The man has fallen victim to the demons of his mind, plaguing him with worry, regret, and discontentedness.


turning-point that was a great word with you before they dried up altogether always having turning-points and never but the one the first and last that time curled up worm in slime when they lugged you out and wiped you off and straightened you up never another after that never looked back after that was that the time or was that another time (230)


Having seemingly nothing to live for, the man is seeking the comforts of dissecting the past to convince himself that at some point he was actually alive and that in tearing the past apart he just might find himself again. In the conclusion of the play this voice is able to find a mild source of comfort that successfully brings resolve to this tortured voice.


Voice B, begins and quickly exhibits a feel that differs significantly from that of the other voices. In this voice; although, it is also solely concerned with the past there is a poetic quality to it that is lacking in the other two.


on the stone together in the sun on the stone at the edge of the little wood and as far as the eye could see the wheat turning yellow vowing every now and then you loved each other just a murmur not touching or anything of that nature you one end of the stone she the other long low stone like millstone no one looks just there on the stone in the sun with the little wood behind gazing at the wheat or eyes closed all still no sign of life not a soul abroad no sound (228)


This voice appears to be reminiscing about a past love of sorts, a time in his life when he didn't necessarily need the voices to bring him comfort. During this point in his life there was someone or something else to fill the void, thus preventing it from swallowing him up.

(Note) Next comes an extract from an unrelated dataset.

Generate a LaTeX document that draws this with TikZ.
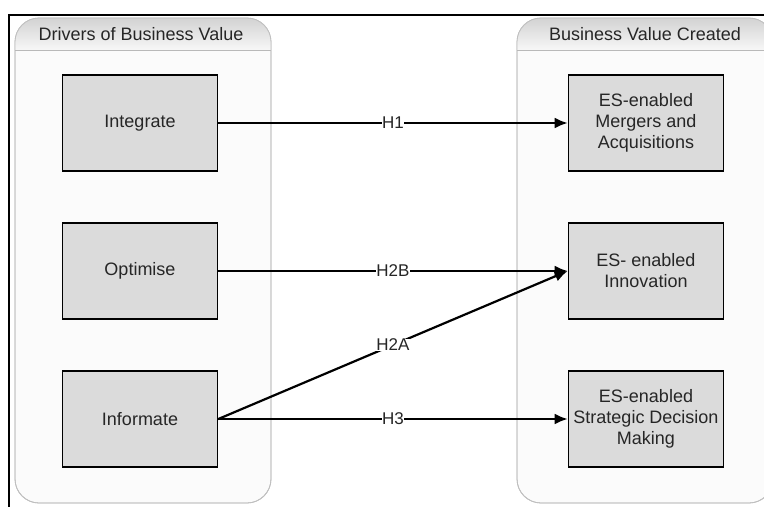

In attempting to create a time line from the fragmented past created by the voices, it appears that voice B may be representing the man before he gave up on life, life before that of which voice A and C are dwelling. In the beginning of voice B's story the man seems to be quite young, almost naïve, perhaps engulfed in what he feels is love for the first time. In following the voice through the play; however it appears that somewhere this love is lost, striking in the man the fear that the void will sink in and swallow him up. To escape this he is drawn back to his childhood where he hopes to find some sense of self remaining and when he is not able to find it there he is lost, wandering.

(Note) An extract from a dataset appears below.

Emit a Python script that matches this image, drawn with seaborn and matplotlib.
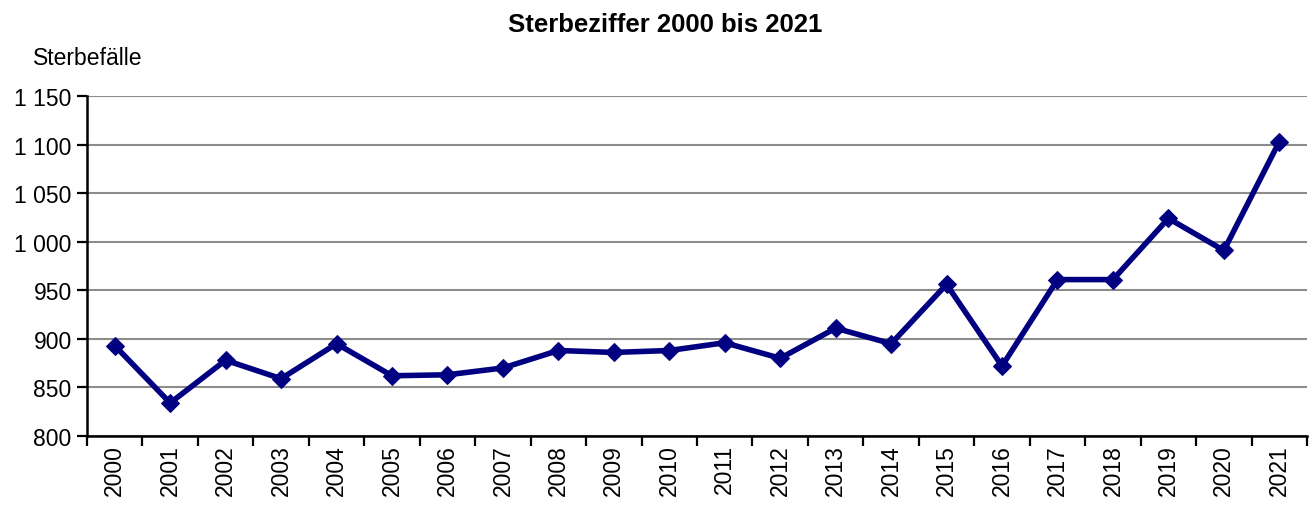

not a thought in your head till hard to believe harder and harder to believe you ever told anyone you loved them or anyone you till just one of those things you kept making up to keep the void out just another of those old tales to keep the void from pouring in on top of you the shroud (230)

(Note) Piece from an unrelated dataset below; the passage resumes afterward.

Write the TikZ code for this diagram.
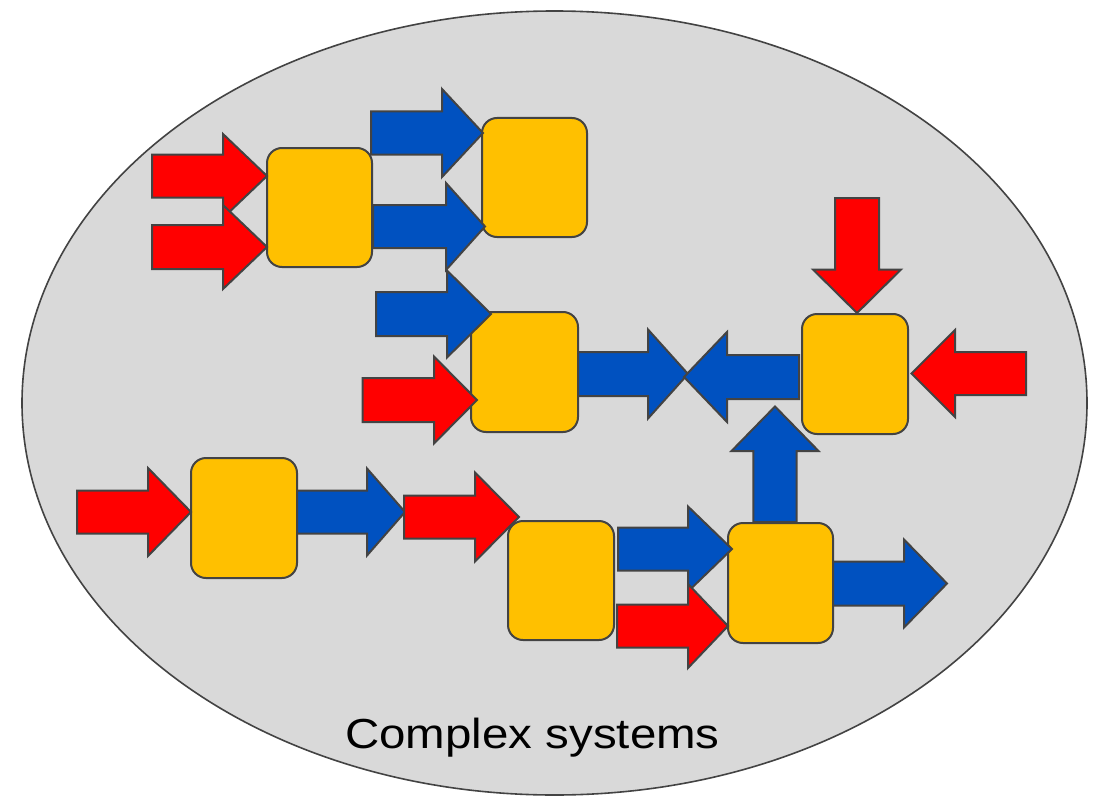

In the end Beckett strategically weaves the voices together, leading up to his concluding point and purpose which he allows voice C to express. The man is finally able to open his eyes again, to be alive again. It is not until the man stops obsessing about the past that he is able to realize that he has lived the last years of his life without really living in the present. This is what was creating his discontentedness, letting his present and future gather dust and be forgotten rather than the past, as it should be.


not a sound only the old breath and the leaves turning and then suddenly this dust whole place suddenly full of dust when you opened your eyes from floor to ceiling nothing only dust and not a sound only what was it it said come and gone and gone no one come and gone in no time gone in no time (235)


Finally the man is able to stop living in the past and open his eyes to what is right before him. Although, mildly confusing in structure That Time is able to successfully capture several subtle demons of man's mind which can, if given full rein, completely hinder the ability to truly live life.


Work Cited

Beckett, Samuel. Casando and Other Short Dramatic Pieces. NY: Grove Press, Inc., n.d.

---. Collected Shorter Plays. NY: Grove Press, Inc., 1984.